Compilations of B-sides and rarities are problematic in general, as they’re commonly populated with session cast-offs that were rejected for the album but deemed good enough to flesh out a single. And the idea of collecting scattered lesser material in one place to hoover up fans’ money, a second time in most cases, is the thing that’s tarnished the concept most of all.
Given the slavish nature of Morrissey fandom, it seems unlikely that many of the songs on Swords have escaped the attention of the most faithful, particularly considering that the album’s 18 tracks span just the past three albums (You Are the Quarry, Ringleader of the Tormentors and Years of Refusal) and five years. For the casual Morrissey fan, Swords is a fascinating document on two levels; as proof of Morrissey’s continuing strength since his 2004 “comeback,” and as evidence that Moz’s B-side material carries as much weight as his album tracks.
Whether it’s the neo-psychedelic Pop of “Good Looking Man About Town” or the epic guitar-sparked synth Pop balladeering of the Middle Eastern tinged “Ganglord” or the Bowie/Eno romantic Pop swell of “The Never-Played Symphonies,” Swords is populated with amazingly powerful songs that would have been standouts on the albums from which they were left off.

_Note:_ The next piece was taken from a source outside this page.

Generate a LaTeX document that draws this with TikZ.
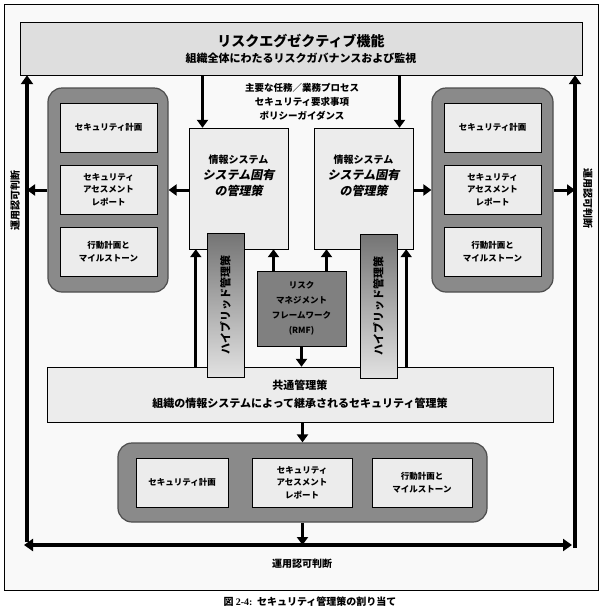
\documentclass[tikz,border=0pt]{standalone}
\usepackage{fontspec}
\setmainfont{Noto Sans CJK JP}
\newfontfamily\slantjp{Noto Sans CJK JP}[FakeSlant=0.2]
\newfontfamily\capserif{Liberation Serif}
\usetikzlibrary{positioning, arrows.meta}

\definecolor{framebg}{HTML}{F9F9F9}
\definecolor{execgray}{HTML}{DEDEDE}
\definecolor{boxgray}{HTML}{ECECEC}
\definecolor{panelgray}{HTML}{8A8A8A}
\definecolor{panelline}{HTML}{4D4D4D}
\definecolor{rmfgray}{HTML}{808080}
\definecolor{hybdark}{HTML}{747474}
\definecolor{hyblight}{HTML}{E2E2E2}

\begin{document}
\begin{tikzpicture}[x=1pt, y=-1pt, node distance=62pt and 120pt, on grid,
   box/.style={draw, fill=boxgray, inner sep=0pt, align=center, minimum width=97pt,
     minimum height=49pt, font=\bfseries\fontsize{8.5}{12.5}\selectfont},
   panel/.style={draw=panelline, line width=1.2pt, fill=panelgray, rounded corners=14pt},
   hybrid/.style={draw, rotate=90, top color=hybdark, bottom color=hyblight,
     minimum width=144pt, minimum height=37pt, font=\bfseries\fontsize{11}{12}\selectfont},
   arr/.style={line width=3pt, -{Triangle[length=8pt, width=11pt]}},
   oparr/.style={line width=4pt, -{Triangle[length=9pt, width=12pt]}},
   lbl/.style={font=\bfseries\fontsize{10}{12}\selectfont}]

   \useasboundingbox (0,0) rectangle (604,611);

   % Frame and caption
   \node[draw, line width=1pt, fill=framebg, minimum width=594pt, minimum height=586pt] (frame) at (301,297) {};
   \node[font=\bfseries\fontsize{10}{12}\selectfont] (caption) at (310,602) {図 {\capserif 2-4:}\ \ セキュリティ管理策の割り当て};

   % Risk executive function
   \node[draw, fill=execgray, minimum width=562pt, minimum height=53pt, align=center, font=\bfseries] (exec) at (301,48.5)
      {\fontsize{14}{16}\selectfont リスクエグゼクティブ機能\\[4pt]\fontsize{11}{13}\selectfont 組織全体にわたるリスクガバナンスおよび監視};
   \node[align=center, font=\bfseries\fontsize{9.5}{14}\selectfont] (reqs) at (302,102)
      {主要な任務／業務プロセス\\セキュリティ要求事項\\ポリシーガイダンス};

   % Information systems
   \node[draw, fill=boxgray, minimum width=99pt, minimum height=121pt] (info1) at (238.5,188.5) {};
   \node[draw, fill=boxgray, minimum width=99pt, minimum height=121pt] (info2) at (363.5,188.5) {};
   \node[align=center, font=\bfseries\fontsize{10}{16}\selectfont] (info1txt) at ([yshift=13pt]info1.center)
      {情報システム\\\slantjp\fontsize{12}{16}\selectfont システム固有\\\slantjp\fontsize{12}{16}\selectfont の管理策};
   \node[align=center, font=\bfseries\fontsize{10}{16}\selectfont] (info2txt) at ([yshift=13pt]info2.center)
      {情報システム\\\slantjp\fontsize{12}{16}\selectfont システム固有\\\slantjp\fontsize{12}{16}\selectfont の管理策};

   % Side panels
   \node[panel, minimum width=120pt, minimum height=204pt] (panelL) at (108,190) {};
   \node[box] (assessL) at (108.5,189.5) {セキュリティ\\アセスメント\\レポート};
   \node[box] (planL) [above=of assessL] {セキュリティ計画};
   \node[box] (mileL) [below=of assessL] {行動計画と\\マイルストーン};

   \node[panel, minimum width=121pt, minimum height=204pt] (panelR) at (492.5,190) {};
   \node[box] (assessR) at (492.5,189.5) {セキュリティ\\アセスメント\\レポート};
   \node[box] (planR) [above=of assessR] {セキュリティ計画};
   \node[box] (mileR) [below=of assessR] {行動計画と\\マイルストーン};

   % RMF and common controls
   \node[draw, fill=rmfgray, minimum width=89pt, minimum height=75pt, align=center,
      font=\bfseries\fontsize{8.5}{15}\selectfont] (rmf) at (301.5,308.5) {リスク\\マネジメント\\フレームワーク\\(RMF)};
   \node[draw, fill=boxgray, minimum width=506pt, minimum height=55pt, align=center,
      font=\bfseries\fontsize{11}{18}\selectfont] (common) at (300,394.5)
      {共通管理策\\組織の情報システムによって継承されるセキュリティ管理策};

   % Hybrid controls
   \node[hybrid] (hyb1) at (225.5,305) {ハイブリッド管理策};
   \node[hybrid] (hyb2) at (378.5,306) {ハイブリッド管理策};

   % Bottom panel
   \node[panel, minimum width=369pt, minimum height=79pt] (panelB) at (302.5,482.5) {};
   \node[box, minimum width=100pt] (assessB) at (302,482.5) {セキュリティ\\アセスメント\\レポート};
   \node[box, minimum width=92pt] (planB) [left=of assessB] {セキュリティ計画};
   \node[box, minimum width=100pt] (mileB) [right=of assessB] {行動計画と\\マイルストーン};

   % Authorization decisions
   \coordinate (opL) at (27,542);
   \coordinate (opR) at (575,548);
   \coordinate (tipL) at (24,545);
   \coordinate (tipR) at (572,545);
   \node[lbl] (authB) at (302,564) {運用認可判断};
   \node[lbl, rotate=90] (authL) at (15,200) {運用認可判断};
   \node[lbl, rotate=-90] (authR) at (588,198) {運用認可判断};

   % Arrows
   \draw[arr] ([xshift=-36pt]info1.north |- exec.south) -- ([xshift=-36pt]info1.north);
   \draw[arr] ([xshift=36pt]info2.north |- exec.south) -- ([xshift=36pt]info2.north);
   \draw[arr] (info1.west |- panelL.east) -- (panelL.east);
   \draw[arr] (info2.east |- panelR.west) -- (panelR.west);
   \draw[arr] ([xshift=7pt]info1.south west |- common.north) -- ([xshift=7pt]info1.south west);
   \draw[arr] ([xshift=-7pt]info2.south east |- common.north) -- ([xshift=-7pt]info2.south east);
   \draw[arr] ([xshift=-28pt]rmf.north) -- ([xshift=-28pt]rmf.north |- info1.south);
   \draw[arr] ([xshift=25pt]rmf.north) -- ([xshift=25pt]rmf.north |- info2.south);
   \draw[arr] (rmf.south) -- (rmf.south |- common.north);
   \draw[arr] (common.south -| panelB.north) -- (panelB.north);
   \draw[arr] (panelB.south) -- (panelB.south |- tipL);
   \draw[arr] (panelL.west) -- (panelL.west -| opL);
   \draw[arr] (panelR.east) -- (panelR.east -| opR);
   \draw[oparr] (opL) -- (opL |- exec.south);
   \draw[oparr] (opR) -- (opR |- exec.south);
   \draw[oparr, {Triangle[length=9pt, width=12pt]}-{Triangle[length=9pt, width=12pt]}] (tipL) -- (tipR);
\end{tikzpicture}
\end{document}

Like the best of Morrissey’s catalog, Swords exhibits his musical power and range, his wryly serious humor (“Don’t Make Fun of My Voice,” “If You Don’t Like Me, Don’t Look at Me”) and his casual lyrical profundity (from “Christian-Dior”: “Drawn to what scares me and scared of what bores me/Years alone will never be returned.”).
Swords has all the appeal of Morrissey’s last three releases while offering hardcore fans two clear enticements — the convenience of having all the single tracks on one album and the limited edition eight-song live album which will accompany the album’s early pressings.